And it all started from watching a movie called Food Inc LOL
Anyway, it worked for me, so maybe it'll work for you! If you have the funds and are interested, get yourself a juicer (discountjuicers.com is a great place) and some organic veggies and go from there! There are tons of books on the raw food diet (and by diet I mean healthy way of eating, NOT losing weight) and even places on youtube and all over the net with juicing recipes for free!
Thought I would pass that on


----------



## mysugarbears (Aug 13, 2007)

Nikki's Mom said:


> I use the powder compact in Bisque.
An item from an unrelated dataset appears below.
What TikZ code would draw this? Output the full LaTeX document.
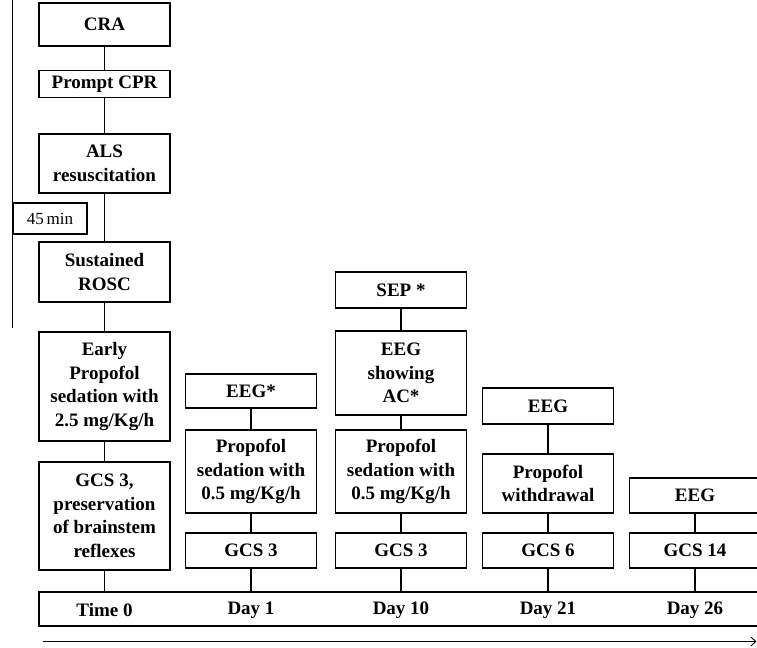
\documentclass[tikz,border=0pt]{standalone}
\usepackage{fontspec}
\setmainfont{Liberation Serif}
\usetikzlibrary{arrows.meta}
\begin{document}
\begin{tikzpicture}[x=1bp,y=-1bp,
  box/.style={draw, line width=1.1pt, minimum width=131bp, inner sep=0pt, align=center,
    font=\fontsize{19bp}{23.5bp}\selectfont\bfseries},
  conn/.style={line width=1.1pt},
  lbl/.style={inner sep=0pt, font=\fontsize{19bp}{23.5bp}\selectfont\bfseries}]
\useasboundingbox (0,0) rectangle (757,648);
\clip (0,0) rectangle (757,648);
\fill[white] (0,0) rectangle (757,648);
% left time line
\coordinate (lt) at (12,0);
\coordinate (lb) at (12,328);
\draw[line width=0.9pt] (lt) -- (lb);
% column 1
\node[box, minimum height=43bp] (cra) at (104.5,24.5) {CRA};
\node[box, minimum height=27bp] (cpr) at (104.5,84) {Prompt CPR};
\node[box, minimum height=59bp] (als) at (104.5,163.5) {ALS\\resuscitation};
\node[box, minimum width=74bp, minimum height=31bp, font=\fontsize{17bp}{20bp}\selectfont] (min) at (50,218.5) {45\,min};
\node[box, minimum height=60bp] (rosc) at (104.5,272) {Sustained\\ROSC};
\node[box, minimum height=109bp] (early) at (104.5,386.5) {Early\\Propofol\\sedation with\\2.5 mg/Kg/h};
\node[box, minimum height=108bp] (gcs0) at (104.5,516) {GCS 3,\\preservation\\of brainstem\\reflexes};
% day 1
\node[box, minimum height=34bp] (eeg1) at (251,391) {EEG*};
\node[box, minimum height=83bp] (prop1) at (251,471.5) {Propofol\\sedation with\\0.5 mg/Kg/h};
\node[box, minimum height=35bp] (gcs1) at (251,550.5) {GCS 3};
% day 10
\node[box, minimum height=36bp] (sep) at (401,290) {SEP *};
\node[box, minimum height=84bp] (eeg10) at (401,373) {EEG\\showing\\AC*};
\node[box, minimum height=83bp] (prop10) at (401,471.5) {Propofol\\sedation with\\0.5 mg/Kg/h};
\node[box, minimum height=35bp] (gcs10) at (401,550.5) {GCS 3};
% day 21
\node[box, minimum height=36bp] (eeg21) at (548,406) {EEG};
\node[box, minimum height=59bp] (prop21) at (548,483.5) {Propofol\\withdrawal};
\node[box, minimum height=35bp] (gcs21) at (548,550.5) {GCS 6};
% day 26
\node[box, minimum height=35bp] (eeg26) at (695,495.5) {EEG};
\node[box, minimum height=35bp] (gcs26) at (695,550.5) {GCS 14};
% timeline box
\node[draw, line width=1.1pt, minimum width=740bp, minimum height=34bp, inner sep=0pt] (tl) at (409,609) {};
\node[lbl] (t0) at (104.5,610) {Time 0};
\node[lbl] (d1) at (251,610) {Day 1};
\node[lbl] (d10) at (401,610) {Day 10};
\node[lbl] (d21) at (548,610) {Day 21};
\node[lbl] (d26) at (695,610) {Day 26};
% arrow
\coordinate (as) at (43,641.5);
\coordinate (ae) at (756.5,641.5);
\draw[line width=0.9pt, -{Straight Barb[length=5bp,width=9bp]}] (as) -- (ae);
% connectors
\draw[conn] (cra) -- (cpr);
\draw[conn] (cpr) -- (als);
\draw[conn] (als) -- (rosc);
\draw[conn] (rosc) -- (early);
\draw[conn] (early) -- (gcs0);
\draw[conn] (gcs0.south) -- (gcs0.south |- tl.north);
\draw[conn] (eeg1) -- (prop1);
\draw[conn] (prop1) -- (gcs1);
\draw[conn] (gcs1.south) -- (gcs1.south |- tl.north);
\draw[conn] (sep) -- (eeg10);
\draw[conn] (eeg10) -- (prop10);
\draw[conn] (prop10) -- (gcs10);
\draw[conn] (gcs10.south) -- (gcs10.south |- tl.north);
\draw[conn] (eeg21) -- (prop21);
\draw[conn] (prop21) -- (gcs21);
\draw[conn] (gcs21.south) -- (gcs21.south |- tl.north);
\draw[conn] (eeg26) -- (gcs26);
\draw[conn] (gcs26.south) -- (gcs26.south |- tl.north);
\end{tikzpicture}
\end{document}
I'm fair skinned, and the Bisque is a fairly light neutral. You might want to find a dermatologist near you that sells it, so you can try it. I haven't tried the liquid yet, but I have heard good things about it. Also, if you end up using it, you can buy cheaper on Ebay sometimes.
> 
> The only thing is, the mascara has wheat in it, so if you are sensitive to gluten, don't use their mascara.


 
I have been using the Aubrey Organics for combinations/oily skin and i noticed my face isn't as red. It feels a little to heavy since it's so humid out so i'm going to be using the Aubrey Organics for oily skin so it doesn't feel so heavy.
I found several places that sells the Jane Iredale line of cosmetics. I'm using the Purepressed Base and the Absence Oil Control Primer because of the humidity and it's making my oily skin seem oilier. I love the PurePressed Base as it covers what redness i do have and doesn't feel so heavy. Thank you Suzan for the skin care line suggestion and makeup suggestion.


----------